Die alte und neue Regierungspartei setzt auf drei erfahrene Kräfte: Innenminister Boris Pistorius und Gesundheitsministerin Daniela Behrens bleiben. Olaf Lies, bisher Umweltminister, wechselt ins Wirtschaftsressort, das er bereits von 2013 bis 2017 leitete. Hier hat sich Lies gegen die Grünen durchgesetzt.
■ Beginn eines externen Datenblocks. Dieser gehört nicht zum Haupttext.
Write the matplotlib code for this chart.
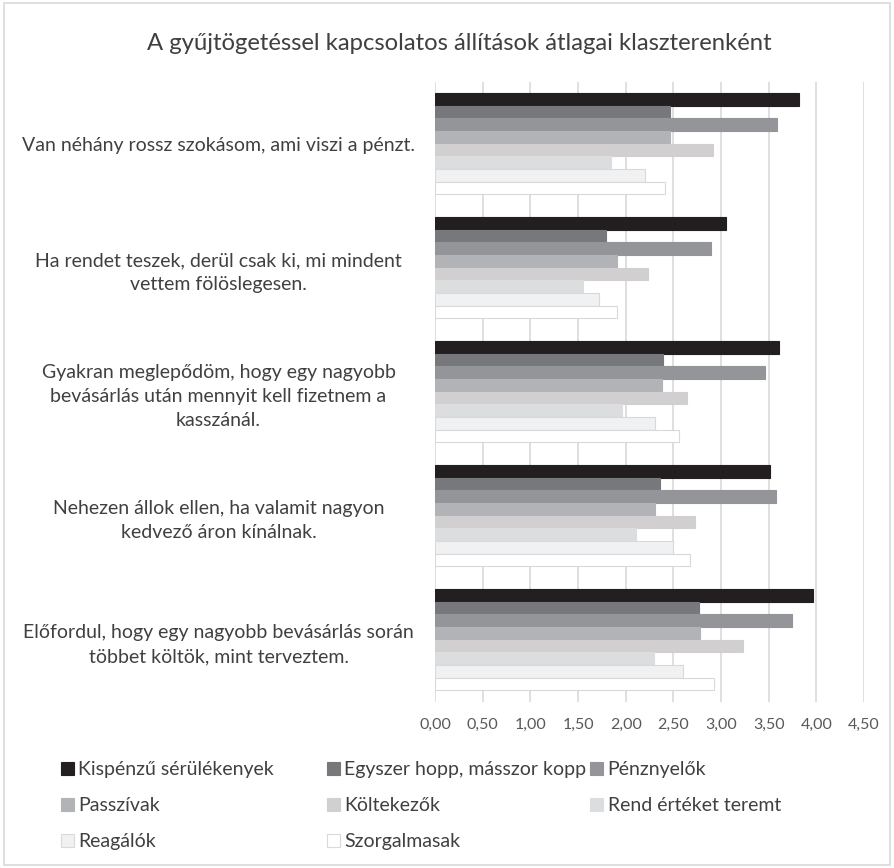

Neu im Kabinett sind Kathrin Wahlmann (Justiz), Falko Mohrs (Wissenschaft und Kultur) und Wiebke Osigus (Regionales, Bundes- und Europaangelegenheiten), die sich bisher keinen Namen gemacht haben.

 

Weil und Hamburg ging es bei der Vorstellung des Koalitionsvertrags darum, die künftige Landesregierung in Krisenzeiten als handlungsfähig, vertrauenswürdig und stabil darzustellen, als eine Regierung, die Sicherheit gibt. SPD und Grüne verdeutlichten zugleich, für welches Profil sie stehen. Details ihrer Regierungsziele haben Weil und Hamburg ebenfalls bekannt gegeben: ein A 13-Gehalt für alle Grund-, Haupt und Realschullehrer, ein 29-Euro-Ticket für Schüler und das Prinzip der Vereinfachung. So sollen Kommunen nicht mehr komplizierte Anträge stellen müssen, um Zuschüsse zu bekommen. Und in der Pflege soll die Dokumentation weniger werden. Mit dieser Ankündigung, Bürokratie abzubauen, sorgte Weil für eine Überraschung. Denn so ein Vorhaben wird nicht unbedingt von Rotgrün erwartet.

 

Zustimmung auf Landesparteitagen gilt als ausgemacht

 

In anderen Fragen wie dem Umgang mit Wölfen kann man derzeit nur abwarten. Das gilt auch für den Bau der Autobahn A 39 Wolfsburg-Lüneburg und die Küstenautobahn A 20. Darauf angesprochen, äußerte sich Grünen-Verhandlungsführerin Hamburg mit Verweis auf den Bund ausweichend.

 

Ausgemacht gilt hingegen, dass der Koalitionsvertrag auf den Landesparteitagen von SPD (am Samstag) und Grünen (am Sonntag) eine klare Mehrheit bekommen wird.